From the very first line of the data to the line containing "minimum width=177pt, minimum", retype everything exactly, leaving the pictures behind.

DATA PROVIDED:
START
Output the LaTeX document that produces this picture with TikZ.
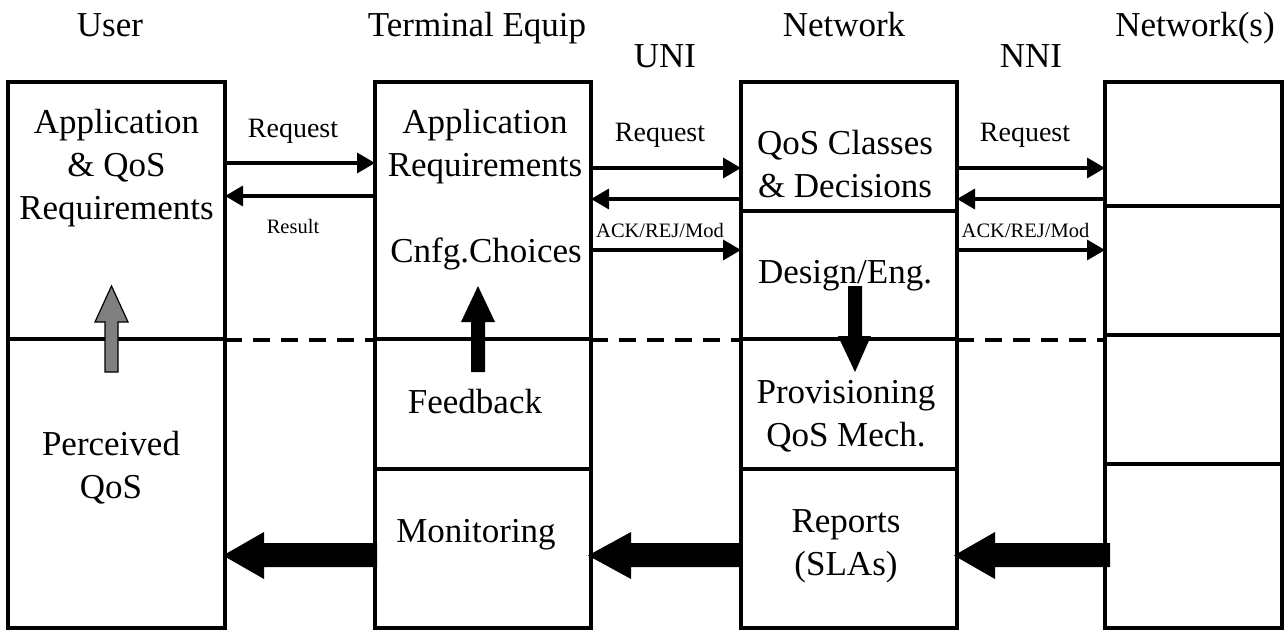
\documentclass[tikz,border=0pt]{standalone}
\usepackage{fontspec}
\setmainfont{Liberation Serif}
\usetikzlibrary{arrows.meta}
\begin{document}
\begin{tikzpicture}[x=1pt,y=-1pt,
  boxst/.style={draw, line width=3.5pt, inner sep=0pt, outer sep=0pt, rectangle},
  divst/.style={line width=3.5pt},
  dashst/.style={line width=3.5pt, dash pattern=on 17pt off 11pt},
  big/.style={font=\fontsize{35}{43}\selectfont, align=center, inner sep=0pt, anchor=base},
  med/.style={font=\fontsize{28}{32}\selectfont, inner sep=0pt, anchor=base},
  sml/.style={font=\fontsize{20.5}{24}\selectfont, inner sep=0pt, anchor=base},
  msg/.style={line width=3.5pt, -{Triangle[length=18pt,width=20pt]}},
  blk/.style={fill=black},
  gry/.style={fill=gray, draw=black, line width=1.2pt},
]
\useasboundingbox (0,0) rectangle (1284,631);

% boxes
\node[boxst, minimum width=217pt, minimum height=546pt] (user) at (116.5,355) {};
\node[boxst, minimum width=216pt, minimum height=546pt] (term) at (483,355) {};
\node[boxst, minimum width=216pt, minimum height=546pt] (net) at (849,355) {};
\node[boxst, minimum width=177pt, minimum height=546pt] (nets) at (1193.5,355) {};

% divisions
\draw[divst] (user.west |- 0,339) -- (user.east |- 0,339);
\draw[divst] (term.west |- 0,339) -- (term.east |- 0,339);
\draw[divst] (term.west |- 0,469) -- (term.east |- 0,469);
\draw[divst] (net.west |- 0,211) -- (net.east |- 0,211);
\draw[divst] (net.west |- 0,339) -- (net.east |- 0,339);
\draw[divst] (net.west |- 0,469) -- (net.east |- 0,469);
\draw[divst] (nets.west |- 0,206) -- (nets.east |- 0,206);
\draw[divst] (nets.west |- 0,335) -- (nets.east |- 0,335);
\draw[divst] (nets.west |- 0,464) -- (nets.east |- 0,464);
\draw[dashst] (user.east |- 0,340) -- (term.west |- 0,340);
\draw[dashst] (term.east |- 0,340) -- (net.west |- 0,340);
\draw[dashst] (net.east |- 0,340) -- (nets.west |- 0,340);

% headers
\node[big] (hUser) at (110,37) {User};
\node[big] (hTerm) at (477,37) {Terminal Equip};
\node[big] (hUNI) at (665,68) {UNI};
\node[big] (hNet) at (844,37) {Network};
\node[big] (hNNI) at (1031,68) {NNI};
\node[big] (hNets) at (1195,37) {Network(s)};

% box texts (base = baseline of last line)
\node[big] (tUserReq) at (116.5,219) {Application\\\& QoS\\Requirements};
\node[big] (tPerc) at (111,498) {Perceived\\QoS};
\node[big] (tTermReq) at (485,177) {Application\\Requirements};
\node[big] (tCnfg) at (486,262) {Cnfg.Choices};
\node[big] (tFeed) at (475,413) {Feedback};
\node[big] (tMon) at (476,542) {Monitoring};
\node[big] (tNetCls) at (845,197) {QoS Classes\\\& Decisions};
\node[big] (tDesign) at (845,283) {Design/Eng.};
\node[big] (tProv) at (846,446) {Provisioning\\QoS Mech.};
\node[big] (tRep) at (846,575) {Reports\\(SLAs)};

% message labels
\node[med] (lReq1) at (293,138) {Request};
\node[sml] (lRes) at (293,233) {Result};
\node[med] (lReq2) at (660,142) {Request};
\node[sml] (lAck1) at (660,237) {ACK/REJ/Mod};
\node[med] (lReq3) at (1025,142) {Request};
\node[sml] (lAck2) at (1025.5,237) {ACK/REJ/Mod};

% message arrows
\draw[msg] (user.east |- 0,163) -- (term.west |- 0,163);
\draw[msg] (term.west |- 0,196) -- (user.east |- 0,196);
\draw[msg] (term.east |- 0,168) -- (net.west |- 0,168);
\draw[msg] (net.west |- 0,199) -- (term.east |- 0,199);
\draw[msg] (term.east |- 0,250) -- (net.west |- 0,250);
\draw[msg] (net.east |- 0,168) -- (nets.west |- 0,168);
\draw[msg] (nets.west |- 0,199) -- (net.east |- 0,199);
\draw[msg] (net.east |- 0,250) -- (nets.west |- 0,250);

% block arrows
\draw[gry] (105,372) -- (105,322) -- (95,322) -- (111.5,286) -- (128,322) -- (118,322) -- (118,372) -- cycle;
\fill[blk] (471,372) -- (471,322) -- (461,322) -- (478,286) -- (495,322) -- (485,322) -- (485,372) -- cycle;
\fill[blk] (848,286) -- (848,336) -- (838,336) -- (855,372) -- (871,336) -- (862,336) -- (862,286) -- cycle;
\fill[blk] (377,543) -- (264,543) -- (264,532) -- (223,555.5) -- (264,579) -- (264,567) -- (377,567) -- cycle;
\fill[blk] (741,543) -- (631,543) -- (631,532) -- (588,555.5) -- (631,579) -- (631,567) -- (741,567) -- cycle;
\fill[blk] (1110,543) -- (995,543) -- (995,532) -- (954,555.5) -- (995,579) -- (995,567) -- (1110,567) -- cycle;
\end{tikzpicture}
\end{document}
END
RESULT:
Output the LaTeX document that produces this picture with TikZ.
\documentclass[tikz,border=0pt]{standalone}
\usepackage{fontspec}
\setmainfont{Liberation Serif}
\usetikzlibrary{arrows.meta}
\begin{document}
\begin{tikzpicture}[x=1pt,y=-1pt,
  boxst/.style={draw, line width=3.5pt, inner sep=0pt, outer sep=0pt, rectangle},
  divst/.style={line width=3.5pt},
  dashst/.style={line width=3.5pt, dash pattern=on 17pt off 11pt},
  big/.style={font=\fontsize{35}{43}\selectfont, align=center, inner sep=0pt, anchor=base},
  med/.style={font=\fontsize{28}{32}\selectfont, inner sep=0pt, anchor=base},
  sml/.style={font=\fontsize{20.5}{24}\selectfont, inner sep=0pt, anchor=base},
  msg/.style={line width=3.5pt, -{Triangle[length=18pt,width=20pt]}},
  blk/.style={fill=black},
  gry/.style={fill=gray, draw=black, line width=1.2pt},
]
\useasboundingbox (0,0) rectangle (1284,631);

% boxes
\node[boxst, minimum width=217pt, minimum height=546pt] (user) at (116.5,355) {};
\node[boxst, minimum width=216pt, minimum height=546pt] (term) at (483,355) {};
\node[boxst, minimum width=216pt, minimum height=546pt] (net) at (849,355) {};
\node[boxst, minimum width=177pt, minimum height=546pt] (nets) at (1193.5,355) {};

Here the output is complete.